The Lockheed A-12 was designed in the late 1950s for the CIA as a follow-on to the U-2 under a programme codename ‘Oxcart’. The aircraft first flew from Groom Lake on 26 Apr 62 piloted by Lou Schalk. The aircraft was designed to directly overfly a target, as opposed to 'standing-off' a target and taking oblique photographs. A variety of different cameras could be carried in the 'Q' bay immediately behind the pilot. A variety of ECM packages were carried in the chine bays. The A-12 remains the fastest, highest flying plane ever built and achieved a speed of Mach 3.35 and a height of 95,000ft.
The only overseas detachment undertaken by the A-12 was to Kadena Air Base, Okinawa, an operation known as Black Shield which began in May 67. On 31 May 67 the first Black Shield mission was flown over North Vietnam and China. Seven further missions were flown between 19 Jun and 21 Aug 67. A further 14 missions were then flown between 31 Aug and 16 Dec 67. Most of these missions were flown between 80-85,000ft and around Mach 3-3.5 and despite the best efforts of the Chinese and North Vietnamese, not one aircraft was actually successfully engaged. However, one aircraft did return with a small scrap of shrapnel embedded in the lower right wing fillet area from an SA-2 missile. This was the only time either an A-12 or SR-71 ever received any damage from a missile during an operational sorties.
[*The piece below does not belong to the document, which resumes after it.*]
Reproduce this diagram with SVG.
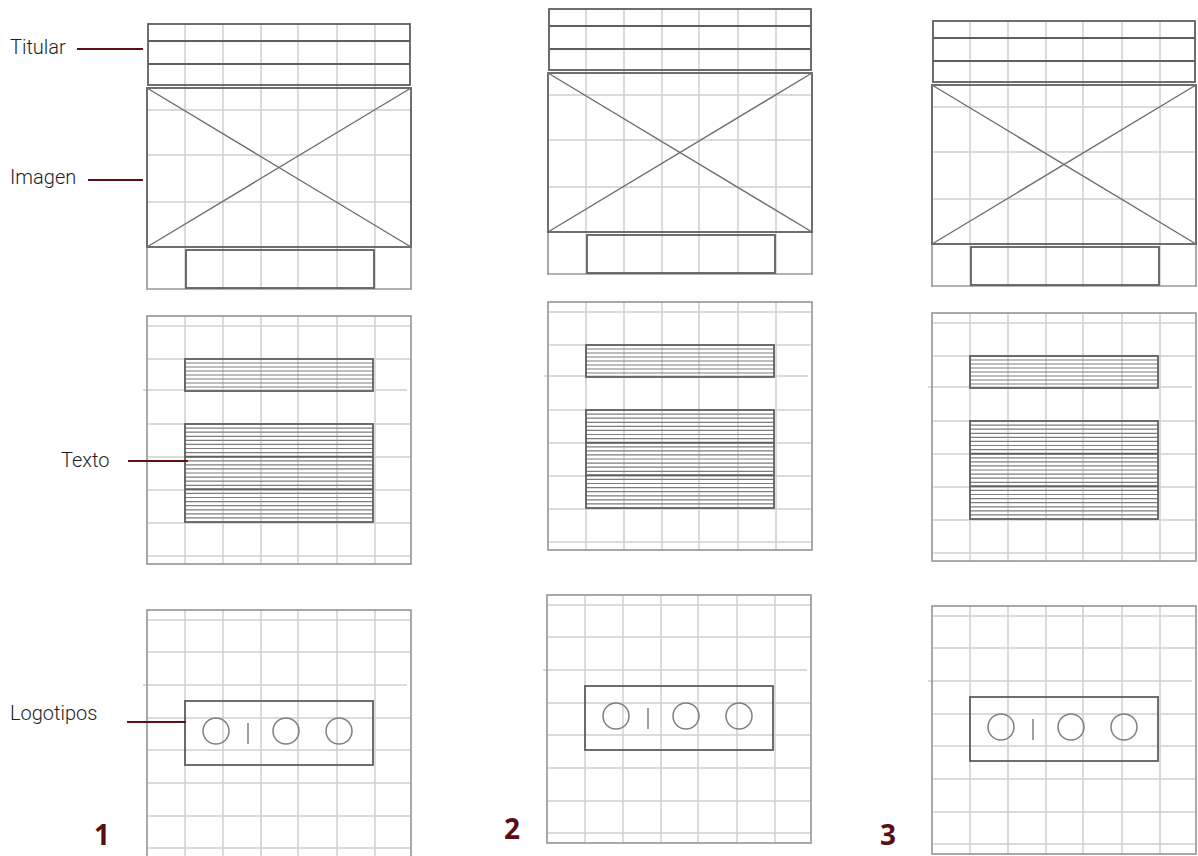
<svg xmlns="http://www.w3.org/2000/svg" xmlns:xlink="http://www.w3.org/1999/xlink" width="1198" height="856" viewBox="0 0 1198 856">
<style>
.grid{stroke:#d0d0d0;stroke-width:1.5;fill:none}
.frame{stroke:#9a9a9a;stroke-width:1.7;fill:none}
.box{stroke:#5f5f5f;stroke-width:1.8;fill:none}
.diag{stroke:#6e6e6e;stroke-width:1.4;fill:none}
.stripe{stroke:#7c7c7c;stroke-width:1.2;fill:none}
.thick{stroke:#5f5f5f;stroke-width:2;fill:none}
.logo{stroke:#808080;stroke-width:1.5;fill:none}
.lead{stroke:#5e1016;stroke-width:2.2;fill:none}
.lbl{font-family:Roboto,"Liberation Sans",sans-serif;font-weight:300;font-size:20px;fill:#1e1e1e}
.num{font-family:"Noto Sans","Liberation Sans",sans-serif;font-weight:700;font-size:28px;fill:#5a0d12}
</style>
<defs>
<g id="tplTop">
<path class="grid" d="M185 24V290M223 24V290M261 24V290M298 24V290M337 24V290M375 24V290M147 110H411M147 155H411M147 202H411"/>
<path class="frame" d="M147 247V290M411 247V290M147 289H411"/>
<rect class="box" x="148" y="24" width="262" height="61"/>
<path class="box" d="M148 41H410M148 64H410"/>
<rect class="box" x="147" y="88" width="264" height="159"/>
<path class="diag" d="M147 88L411 247M147 247L411 88"/>
<rect class="box" x="186" y="250" width="188" height="38"/>
</g>
<g id="tplText">
<path class="grid" d="M185 316V564M223 316V564M261 316V564M298 316V564M337 316V564M375 316V564M147 326H411M147 359H411M143 390H407M147 424H411M147 457H411M147 490H411M147 523H411M147 556H411"/>
<rect class="frame" x="147" y="316" width="264" height="248"/>
<path class="stripe" d="M185 363H373M185 367H373M185 371H373M185 375H373M185 379H373M185 383H373M185 387H373"/>
<rect class="box" x="185" y="359" width="188" height="32"/>
<path class="stripe" d="M185 428.1H373M185 432.2H373M185 436.3H373M185 440.3H373M185 444.4H373M185 448.5H373M185 452.6H373M185 460.8H373M185 464.8H373M185 468.9H373M185 473H373M185 477.1H373M185 481.2H373M185 485.3H373M185 493.4H373M185 497.5H373M185 501.6H373M185 505.7H373M185 509.8H373M185 513.8H373M185 517.9H373"/>
<path class="thick" d="M185 456.7H373M185 489.3H373"/>
<rect class="box" x="185" y="424" width="188" height="98"/>
</g>
<g id="tplLogo">
<path class="grid" d="M185 610V858M223 610V858M261 610V858M298 610V858M337 610V858M375 610V858M147 620H411M147 652H411M143 685H407M147 718H411M147 750H411M147 783H411M147 816H411M147 848H411"/>
<rect class="frame" x="147" y="610" width="264" height="248"/>
<rect class="box" x="185" y="701" width="188" height="64"/>
<circle class="logo" cx="216" cy="731" r="13"/>
<path class="logo" d="M248 723V744"/>
<circle class="logo" cx="286" cy="731" r="13"/>
<circle class="logo" cx="339" cy="731" r="13"/>
</g>
</defs>
<g id="col1-top"><use xlink:href="#tplTop"/></g>
<g id="col1-text"><use xlink:href="#tplText"/></g>
<g id="col1-logo"><use xlink:href="#tplLogo"/></g>
<g id="col2-top"><use xlink:href="#tplTop" transform="translate(401,-15)"/></g>
<g id="col2-text"><use xlink:href="#tplText" transform="translate(401,-14)"/></g>
<g id="col2-logo"><use xlink:href="#tplLogo" transform="translate(400,-15)"/></g>
<g id="col3-top"><use xlink:href="#tplTop" transform="translate(785,-3)"/></g>
<g id="col3-text"><use xlink:href="#tplText" transform="translate(785,-3)"/></g>
<g id="col3-logo"><use xlink:href="#tplLogo" transform="translate(785,-4)"/></g>
<g id="labels">
<text class="lbl" x="10" y="54">Titular</text>
<text class="lbl" x="10" y="184">Imagen</text>
<text class="lbl" x="61" y="467">Texto</text>
<text class="lbl" x="10" y="720">Logotipos</text>
<text class="num" x="94" y="845">1</text>
<text class="num" x="504" y="839">2</text>
<text class="num" x="880" y="845">3</text>
</g>
<g id="connectors">
<path class="lead" d="M77 49H143"/>
<path class="lead" d="M88 180H143"/>
<path class="lead" d="M128 461H188"/>
<path class="lead" d="M127 722H186"/>
</g>
</svg>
During the first 3 months of 1968 a further 4 Black Shield missions were flown over North Vietnam without incident. On 23 Jan 68 the USS Pueblo was captured by the North Koreans. An A-12 from Kadena flown by Frank Murray eventually found the Pueblo in Wonsan harbor during a sortie in which he photographed the whole of North Korea in just four passes. A second mission over North Korea was flown on 19 Feb 68 and a final sortie was mounted on 8 May 68.
However, the USAF was keen to get its own version of this outstanding aircraft and Lockheed obliged by building the SR-71, which was designed from the outset for oblique photography, making it ideal for flying along borders, peering deep inside denied territory. There was insufficient funding for both aircraft and after a certain amount of 'politics', the A-12 programme finally closed down in 1968 allowing the SR-71 to take over.